To survive in a competitive environment, company leaders must develop a nimble approach. They must be able to easily adapt to the changing business landscape and be comfortable with a degree of uncertainty.

It is the nature of organizations to take conservative positions to ensure their survival. Middle managers do it to secure their jobs and a next promotion. Boards do it because they think they are safeguarding the institution and representing shareholders’ best interests. Sticking with the formula we know has always worked, right?

But in today’s environment, strong leaders know the conservative position to be radically different from the predictable path we have in the past associated with smart and safe. In today’s environment, the only way to be truly secure is to regularly and continually change it up. Businesses today face constant disruption in response to a digital world and the consumer experience that is ever-changing. To stubbornly remain consistent while the world around you pivots is folly of the most expensive and risky sort.

Even if you have found a profitable formula, it is the kiss of death to doggedly hold onto that formula in the face of the incredible information loop that the digital market provides. A reasoning mind would clearly understand that the value of digital lies in its fluidity and ability to learn and provide valuable feedback. But since organizations are not particularly good at reasoning, it falls to those who own the goals and the budgets along with other influential marketing, technology, and digital experts within the organization to champion not a specific plan, but an approach.

Plans vs. Approaches

Plans are relatively easy to put together and get approved. You can forecast against them and there is (a false) security in doing what you have always done or some version of it, knowing what you are spending and the return you are very likely to obtain. Approaches are much harder to define and manage, but they are much more strategic. They require a more integrative approach, a more fluid support structure, and those responsible for the approach have to be more comfortable with a degree of uncertainty.

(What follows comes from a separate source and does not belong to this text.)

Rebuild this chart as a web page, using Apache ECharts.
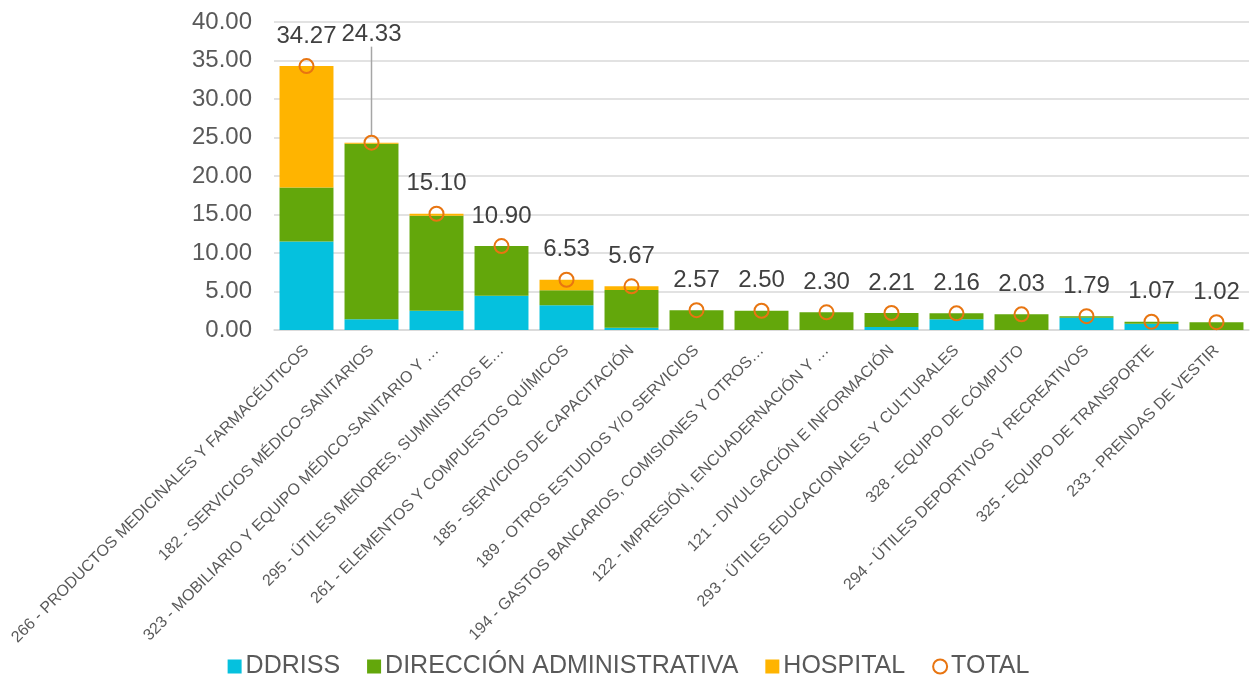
<!DOCTYPE html>
<html>
<head>
<meta charset="utf-8">
<script src="https://cdn.jsdelivr.net/npm/echarts@6/dist/echarts.min.js"></script>
<style>
html,body{margin:0;padding:0;background:#fff;}
#chart{width:1257px;height:677px;}
</style>
</head>
<body>
<div id="chart"></div>
<script>
var categories = [
  "266 - PRODUCTOS MEDICINALES Y FARMACÉUTICOS",
  "182 - SERVICIOS MÉDICO-SANITARIOS",
  "323 - MOBILIARIO Y EQUIPO MÉDICO-SANITARIO Y …",
  "295 - ÚTILES MENORES, SUMINISTROS E…",
  "261 - ELEMENTOS Y COMPUESTOS QUÍMICOS",
  "185 - SERVICIOS DE CAPACITACIÓN",
  "189 - OTROS ESTUDIOS Y/O SERVICIOS",
  "194 - GASTOS BANCARIOS, COMISIONES Y OTROS…",
  "122 - IMPRESIÓN, ENCUADERNACIÓN Y …",
  "121 - DIVULGACIÓN E INFORMACIÓN",
  "293 - ÚTILES EDUCACIONALES Y CULTURALES",
  "328 - EQUIPO DE CÓMPUTO",
  "294 - ÚTILES DEPORTIVOS Y RECREATIVOS",
  "325 - EQUIPO DE TRANSPORTE",
  "233 - PRENDAS DE VESTIR"
];
var ddriss    = [11.50, 1.40, 2.50, 4.45, 3.20, 0.30, 0, 0, 0, 0.38, 1.39, 0, 1.60, 0.82, 0];
var direccion = [7.00, 22.80, 12.35, 6.45, 1.95, 4.90, 2.57, 2.50, 2.30, 1.83, 0.77, 2.03, 0.19, 0.25, 1.02];
var hospital  = [15.77, 0.13, 0.25, 0, 1.38, 0.47, 0, 0, 0, 0, 0, 0, 0, 0, 0];
var total     = [34.27, 24.33, 15.10, 10.90, 6.53, 5.67, 2.57, 2.50, 2.30, 2.21, 2.16, 2.03, 1.79, 1.07, 1.02];
var yTicks = { min: 0, max: 40, interval: 5 };
var leaderIndex = 1;

var FONT = "Liberation Sans, Arial, sans-serif";
var chart = echarts.init(document.getElementById('chart'), null, {renderer: 'canvas'});
var totalColor = '#E87511';

var totalData = total.map(function (v, i) {
  if (i === leaderIndex) {
    return { value: v, labelLine: { show: true, lineStyle: { color: '#A6A6A6', width: 1.5 } } };
  }
  return v;
});

chart.setOption({
  animation: false,
  textStyle: { fontFamily: FONT },
  grid: { left: 274, right: 8, top: 22, bottom: 347, containLabel: false },
  legend: {
    top: 649,
    left: 'center',
    itemWidth: 14,
    itemHeight: 14,
    itemGap: 27,
    textStyle: { fontSize: 25, color: '#595959', fontFamily: FONT, padding: [0, 0, 0, -1] },
    data: [
      { name: 'DDRISS', icon: 'rect' },
      { name: 'DIRECCIÓN ADMINISTRATIVA', icon: 'rect' },
      { name: 'HOSPITAL', icon: 'rect' },
      { name: 'TOTAL', icon: 'circle', itemStyle: { color: 'transparent', borderColor: totalColor, borderWidth: 2 } }
    ]
  },
  xAxis: {
    type: 'category',
    data: categories,
    axisLine: { lineStyle: { color: '#D9D9D9', width: 1.5 } },
    axisTick: { show: false },
    axisLabel: {
      interval: 0,
      rotate: 45,
      fontSize: 16,
      color: '#595959',
      margin: 18,
      fontFamily: FONT
    }
  },
  yAxis: {
    type: 'value',
    min: yTicks.min,
    max: yTicks.max,
    interval: yTicks.interval,
    axisLine: { show: false },
    axisTick: { show: false },
    splitLine: { lineStyle: { color: '#D9D9D9', width: 1.5 } },
    axisLabel: {
      fontSize: 24,
      color: '#595959',
      margin: 22,
      fontFamily: FONT,
      formatter: function (v) { return v.toFixed(2); }
    }
  },
  series: [
    { name: 'DDRISS', type: 'bar', stack: 'a', data: ddriss, barCategoryGap: '17%',
      itemStyle: { color: '#05C1DE' } },
    { name: 'DIRECCIÓN ADMINISTRATIVA', type: 'bar', stack: 'a', data: direccion,
      itemStyle: { color: '#63A70B' } },
    { name: 'HOSPITAL', type: 'bar', stack: 'a', data: hospital,
      itemStyle: { color: '#FFB400' } },
    { name: 'TOTAL', type: 'line', data: totalData, z: 10,
      symbol: 'circle', symbolSize: 14,
      lineStyle: { width: 0, opacity: 0 },
      itemStyle: { color: 'transparent', borderColor: totalColor, borderWidth: 2 },
      label: {
        show: true, position: 'top', distance: 10,
        fontSize: 24, color: '#404040', fontFamily: FONT,
        formatter: function (p) { return p.value.toFixed(2); }
      },
      labelLine: { show: false },
      labelLayout: function (params) {
        if (params.dataIndex === leaderIndex) { return { dy: -78 }; }
        return {};
      }
    }
  ]
});
</script>
</body>
</html>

This seemingly small change from creating a plan to planning an approach is actually a giant leap that will likely require a significant shift within the organization and not a small bit of coaxing away from the illusion of security. You have to convince your stakeholders that success is not about finding the magic media combination or resonant messaging – at least not by itself and definitely not a onetime deal. Success today is about finding a deeper understanding of your audience so that you can continue to meet their needs as they move and change. If consumers are a moving target, then the true conservative position is to always be moving and testing. As user habits, devices, and choices morph you need to be able to dynamically move what is often a large, ponderous organizational beast. The only way to react with the required speed is to have the processes, approvals, information, experts, and budgets at the ready and working in concert against a common set of goals. A static plan is not able to do that, but an informed approach can.

This is not a gentle nudge or a slight shift and it may not be possible for every organization to make these changes at once in the face of institutionally cemented ways of decision-making, hiring, and budgeting. When we say an organization is nimble – this is often what we are observing. They have created the ability to move quickly and thoughtfully in a smart, informed manner.

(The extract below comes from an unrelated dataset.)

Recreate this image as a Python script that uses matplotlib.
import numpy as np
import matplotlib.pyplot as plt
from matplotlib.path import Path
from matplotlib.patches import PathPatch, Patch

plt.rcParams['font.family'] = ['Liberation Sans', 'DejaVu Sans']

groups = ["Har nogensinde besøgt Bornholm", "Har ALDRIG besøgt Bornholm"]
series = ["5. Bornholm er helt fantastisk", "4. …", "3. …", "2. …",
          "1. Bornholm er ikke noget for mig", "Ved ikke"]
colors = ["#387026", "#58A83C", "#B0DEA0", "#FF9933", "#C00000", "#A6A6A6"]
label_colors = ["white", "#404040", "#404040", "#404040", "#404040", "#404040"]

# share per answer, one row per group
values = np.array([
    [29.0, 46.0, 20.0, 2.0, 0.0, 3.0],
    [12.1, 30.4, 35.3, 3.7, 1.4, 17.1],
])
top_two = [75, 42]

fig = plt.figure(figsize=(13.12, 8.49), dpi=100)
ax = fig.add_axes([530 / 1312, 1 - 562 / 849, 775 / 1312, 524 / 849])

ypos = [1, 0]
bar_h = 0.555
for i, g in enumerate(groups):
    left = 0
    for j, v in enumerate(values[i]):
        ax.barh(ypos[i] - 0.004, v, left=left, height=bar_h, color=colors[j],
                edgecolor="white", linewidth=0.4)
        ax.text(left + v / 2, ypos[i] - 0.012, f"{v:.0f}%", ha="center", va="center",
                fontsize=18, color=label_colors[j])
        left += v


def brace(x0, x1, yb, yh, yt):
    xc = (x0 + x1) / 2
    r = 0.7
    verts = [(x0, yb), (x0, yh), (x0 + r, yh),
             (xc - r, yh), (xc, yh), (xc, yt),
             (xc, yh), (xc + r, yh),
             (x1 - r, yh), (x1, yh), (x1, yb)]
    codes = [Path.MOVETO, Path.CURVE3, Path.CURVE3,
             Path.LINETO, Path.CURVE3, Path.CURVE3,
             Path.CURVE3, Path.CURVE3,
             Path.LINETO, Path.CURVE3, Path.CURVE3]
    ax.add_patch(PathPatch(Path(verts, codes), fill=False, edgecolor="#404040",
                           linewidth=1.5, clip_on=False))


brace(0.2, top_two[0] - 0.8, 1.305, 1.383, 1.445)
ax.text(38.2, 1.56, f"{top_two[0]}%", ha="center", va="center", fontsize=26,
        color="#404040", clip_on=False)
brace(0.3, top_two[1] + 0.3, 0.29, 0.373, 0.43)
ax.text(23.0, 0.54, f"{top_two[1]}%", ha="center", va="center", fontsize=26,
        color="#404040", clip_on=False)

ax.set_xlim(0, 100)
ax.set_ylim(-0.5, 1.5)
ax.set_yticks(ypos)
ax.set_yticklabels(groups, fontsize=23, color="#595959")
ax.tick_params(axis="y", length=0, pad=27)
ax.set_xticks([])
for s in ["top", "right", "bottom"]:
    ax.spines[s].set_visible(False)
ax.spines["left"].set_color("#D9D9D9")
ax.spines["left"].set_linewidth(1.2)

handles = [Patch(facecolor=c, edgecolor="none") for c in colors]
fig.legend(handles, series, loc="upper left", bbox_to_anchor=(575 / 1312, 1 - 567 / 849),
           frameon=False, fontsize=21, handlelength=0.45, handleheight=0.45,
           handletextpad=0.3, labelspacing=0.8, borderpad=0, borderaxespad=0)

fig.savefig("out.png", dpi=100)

As you advance your 2015 planning this fall, try to shift your organization or at least your department away from a plan to a more nimble approach to meeting your objectives. Be an evangelist for testing and change by laying out the benefits and gathering support from all the various departments and experts that are critical to the overall goals. Start by laying a framework for observation and analysis and then create a short, direct, unencumbered path to decision-making that is triggered by clear thresholds of performance or activity. If X happens, we move in this manner; if Y happens, we move in this manner. There is not a formula for the approach you are trying to define, as each business will have a unique set of directives that respond to competitive actions, consumer response, and performance cues. Each move will be informed by market feedback. This nimble response will allow smart businesses to continually raise their own bars, while the less nimble businesses will only be confined by them.